Short exercise: Pull out every line below that contains the word "this".

Records to use:
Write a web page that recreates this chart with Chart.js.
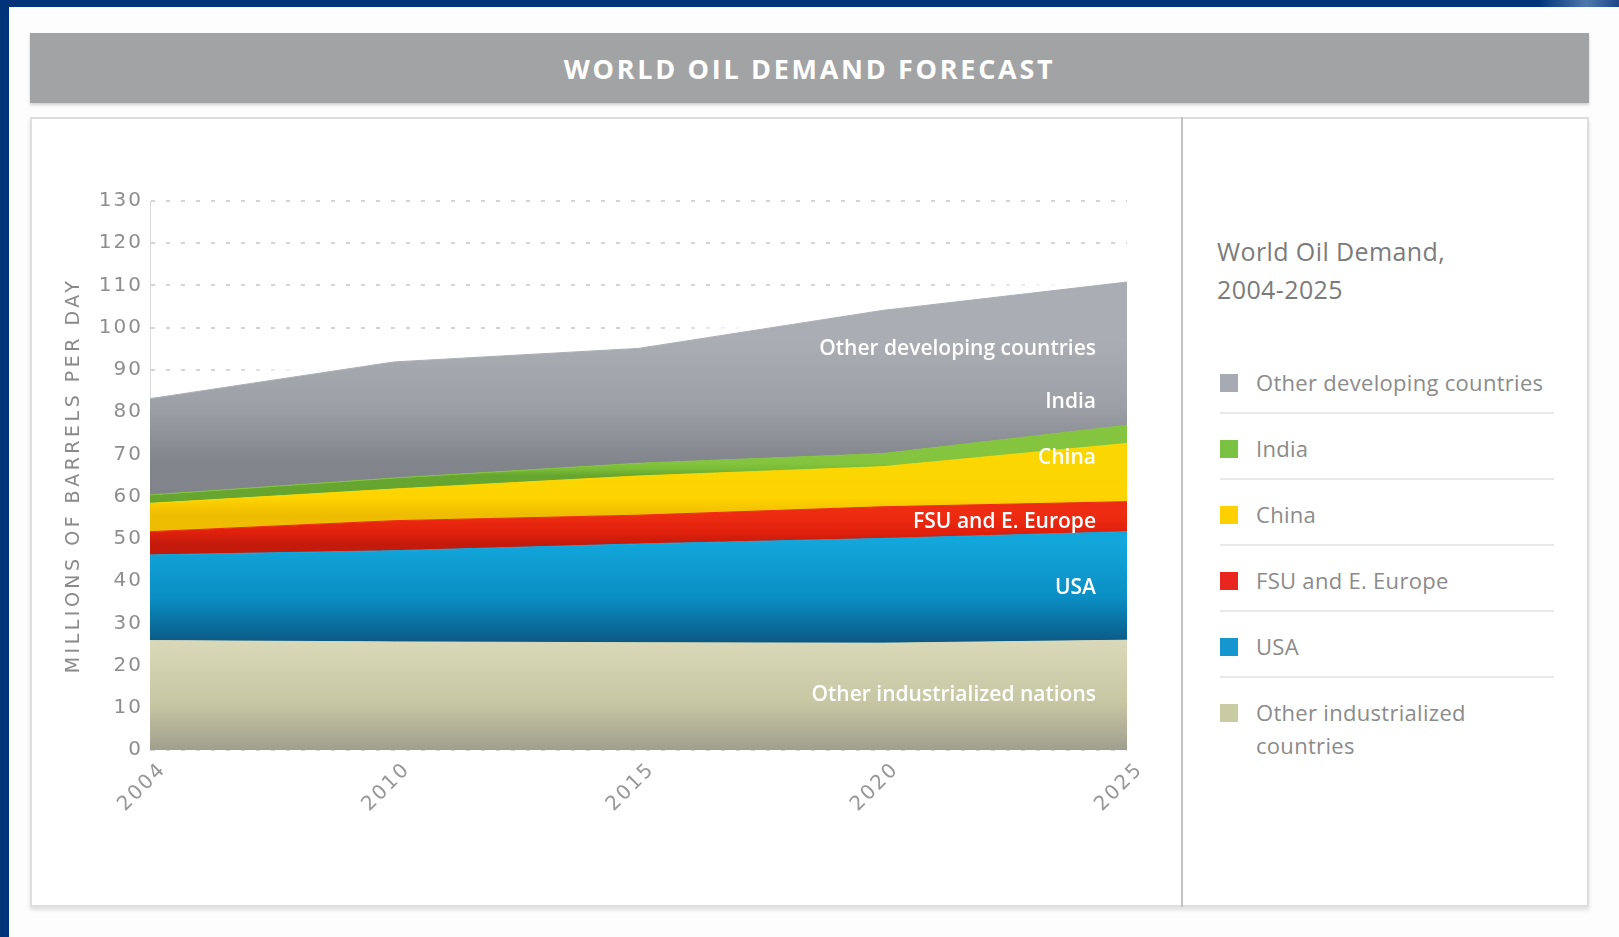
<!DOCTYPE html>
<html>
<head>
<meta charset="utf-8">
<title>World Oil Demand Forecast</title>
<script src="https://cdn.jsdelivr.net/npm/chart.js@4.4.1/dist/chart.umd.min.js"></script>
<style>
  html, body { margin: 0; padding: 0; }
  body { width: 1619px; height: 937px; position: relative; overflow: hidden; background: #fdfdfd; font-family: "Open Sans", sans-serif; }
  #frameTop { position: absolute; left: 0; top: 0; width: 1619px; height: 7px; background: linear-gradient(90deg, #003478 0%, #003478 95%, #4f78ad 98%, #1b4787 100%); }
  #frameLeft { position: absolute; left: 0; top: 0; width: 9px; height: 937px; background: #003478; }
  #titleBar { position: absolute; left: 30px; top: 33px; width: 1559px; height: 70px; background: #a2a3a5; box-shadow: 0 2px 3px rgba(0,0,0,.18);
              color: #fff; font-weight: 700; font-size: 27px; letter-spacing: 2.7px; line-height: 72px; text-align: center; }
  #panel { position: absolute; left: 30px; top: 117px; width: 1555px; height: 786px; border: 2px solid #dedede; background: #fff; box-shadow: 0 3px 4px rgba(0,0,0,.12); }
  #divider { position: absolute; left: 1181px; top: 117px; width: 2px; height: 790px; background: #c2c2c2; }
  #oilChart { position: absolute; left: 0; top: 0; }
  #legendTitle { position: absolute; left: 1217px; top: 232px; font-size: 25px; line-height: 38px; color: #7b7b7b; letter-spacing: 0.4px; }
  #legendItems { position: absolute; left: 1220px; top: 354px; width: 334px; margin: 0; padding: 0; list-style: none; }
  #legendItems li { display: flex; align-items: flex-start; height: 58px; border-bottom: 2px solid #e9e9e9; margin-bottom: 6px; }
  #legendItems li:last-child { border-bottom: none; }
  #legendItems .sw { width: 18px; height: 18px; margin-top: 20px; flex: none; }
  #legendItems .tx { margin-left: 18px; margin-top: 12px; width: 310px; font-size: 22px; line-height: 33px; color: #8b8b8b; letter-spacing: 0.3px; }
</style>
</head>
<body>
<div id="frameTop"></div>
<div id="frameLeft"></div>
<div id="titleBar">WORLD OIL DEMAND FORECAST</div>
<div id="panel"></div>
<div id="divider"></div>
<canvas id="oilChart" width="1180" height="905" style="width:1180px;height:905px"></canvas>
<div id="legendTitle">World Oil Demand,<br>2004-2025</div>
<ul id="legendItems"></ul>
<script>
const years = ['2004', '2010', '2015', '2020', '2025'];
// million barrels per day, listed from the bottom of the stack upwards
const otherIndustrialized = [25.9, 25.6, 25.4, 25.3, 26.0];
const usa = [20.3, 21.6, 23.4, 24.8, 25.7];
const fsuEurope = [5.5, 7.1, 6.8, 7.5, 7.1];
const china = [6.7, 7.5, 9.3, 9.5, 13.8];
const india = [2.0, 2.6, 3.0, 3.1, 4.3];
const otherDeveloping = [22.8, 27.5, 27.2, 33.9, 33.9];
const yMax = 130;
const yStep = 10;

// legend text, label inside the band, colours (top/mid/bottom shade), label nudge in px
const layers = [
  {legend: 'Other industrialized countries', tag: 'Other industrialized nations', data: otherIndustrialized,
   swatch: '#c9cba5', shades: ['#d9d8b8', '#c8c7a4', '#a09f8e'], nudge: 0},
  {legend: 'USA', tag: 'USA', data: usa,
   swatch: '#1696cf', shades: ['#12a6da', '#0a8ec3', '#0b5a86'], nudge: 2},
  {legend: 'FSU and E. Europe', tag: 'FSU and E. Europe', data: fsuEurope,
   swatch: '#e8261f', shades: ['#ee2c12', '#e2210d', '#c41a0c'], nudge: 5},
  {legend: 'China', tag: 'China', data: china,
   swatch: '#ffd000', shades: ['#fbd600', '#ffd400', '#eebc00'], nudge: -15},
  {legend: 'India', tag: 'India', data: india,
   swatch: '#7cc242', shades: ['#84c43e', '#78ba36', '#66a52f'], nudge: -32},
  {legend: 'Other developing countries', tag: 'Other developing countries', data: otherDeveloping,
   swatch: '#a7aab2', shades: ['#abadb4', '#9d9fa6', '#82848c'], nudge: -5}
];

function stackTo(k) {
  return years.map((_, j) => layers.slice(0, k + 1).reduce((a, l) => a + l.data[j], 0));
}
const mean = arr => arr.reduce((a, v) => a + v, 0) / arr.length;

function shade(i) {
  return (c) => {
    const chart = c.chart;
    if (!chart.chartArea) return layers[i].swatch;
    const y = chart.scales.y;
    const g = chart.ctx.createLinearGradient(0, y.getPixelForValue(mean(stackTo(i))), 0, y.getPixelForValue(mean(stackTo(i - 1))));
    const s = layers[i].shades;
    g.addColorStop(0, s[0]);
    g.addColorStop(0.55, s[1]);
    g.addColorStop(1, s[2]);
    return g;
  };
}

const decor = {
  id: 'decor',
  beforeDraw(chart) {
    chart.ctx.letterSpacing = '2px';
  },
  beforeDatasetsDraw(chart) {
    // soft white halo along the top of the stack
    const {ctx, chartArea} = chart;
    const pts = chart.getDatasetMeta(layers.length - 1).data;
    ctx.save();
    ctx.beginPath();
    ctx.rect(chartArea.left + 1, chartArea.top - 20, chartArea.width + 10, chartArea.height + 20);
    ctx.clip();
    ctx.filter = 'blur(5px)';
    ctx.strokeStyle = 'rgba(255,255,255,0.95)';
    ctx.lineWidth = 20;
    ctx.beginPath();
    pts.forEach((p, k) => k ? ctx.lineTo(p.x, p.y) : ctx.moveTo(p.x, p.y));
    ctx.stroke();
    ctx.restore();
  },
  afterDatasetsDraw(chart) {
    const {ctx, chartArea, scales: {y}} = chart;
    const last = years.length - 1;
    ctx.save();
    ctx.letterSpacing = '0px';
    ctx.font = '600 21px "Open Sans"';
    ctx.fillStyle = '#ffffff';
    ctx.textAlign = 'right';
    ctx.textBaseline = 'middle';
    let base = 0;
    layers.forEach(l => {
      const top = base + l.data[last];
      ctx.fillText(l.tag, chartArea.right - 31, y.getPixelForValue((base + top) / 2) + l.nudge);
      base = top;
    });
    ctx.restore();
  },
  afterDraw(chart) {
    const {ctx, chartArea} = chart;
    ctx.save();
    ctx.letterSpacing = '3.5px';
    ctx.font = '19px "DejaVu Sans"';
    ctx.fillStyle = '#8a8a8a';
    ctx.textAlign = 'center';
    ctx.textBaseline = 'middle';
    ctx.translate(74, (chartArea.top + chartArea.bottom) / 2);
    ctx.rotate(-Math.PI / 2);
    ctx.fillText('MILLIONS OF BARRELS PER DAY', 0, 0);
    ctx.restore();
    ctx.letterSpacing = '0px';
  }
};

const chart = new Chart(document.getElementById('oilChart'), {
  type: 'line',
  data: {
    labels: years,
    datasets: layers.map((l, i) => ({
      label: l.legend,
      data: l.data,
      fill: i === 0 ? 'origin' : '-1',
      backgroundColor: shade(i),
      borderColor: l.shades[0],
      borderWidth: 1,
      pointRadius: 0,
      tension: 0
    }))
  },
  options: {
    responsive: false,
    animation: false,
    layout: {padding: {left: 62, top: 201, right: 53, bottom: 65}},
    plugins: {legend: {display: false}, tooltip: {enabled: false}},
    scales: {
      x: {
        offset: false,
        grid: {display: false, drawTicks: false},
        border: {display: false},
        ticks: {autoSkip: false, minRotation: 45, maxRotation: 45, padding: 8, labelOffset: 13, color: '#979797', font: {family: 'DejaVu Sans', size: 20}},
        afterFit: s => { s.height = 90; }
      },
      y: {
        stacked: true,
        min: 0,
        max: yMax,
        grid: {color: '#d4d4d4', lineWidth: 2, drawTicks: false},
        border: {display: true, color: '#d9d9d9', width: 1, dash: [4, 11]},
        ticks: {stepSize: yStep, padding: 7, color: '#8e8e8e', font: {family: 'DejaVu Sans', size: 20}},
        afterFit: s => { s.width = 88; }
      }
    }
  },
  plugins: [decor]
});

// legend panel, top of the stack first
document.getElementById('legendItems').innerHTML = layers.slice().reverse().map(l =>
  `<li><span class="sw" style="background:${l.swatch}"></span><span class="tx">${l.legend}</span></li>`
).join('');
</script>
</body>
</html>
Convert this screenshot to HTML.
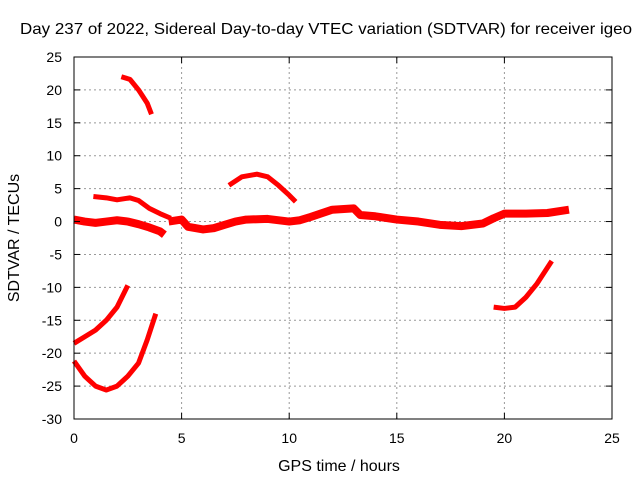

Solution to the exercise:
Write a web page that recreates this chart with Chart.js.
Convert this screenshot to HTML.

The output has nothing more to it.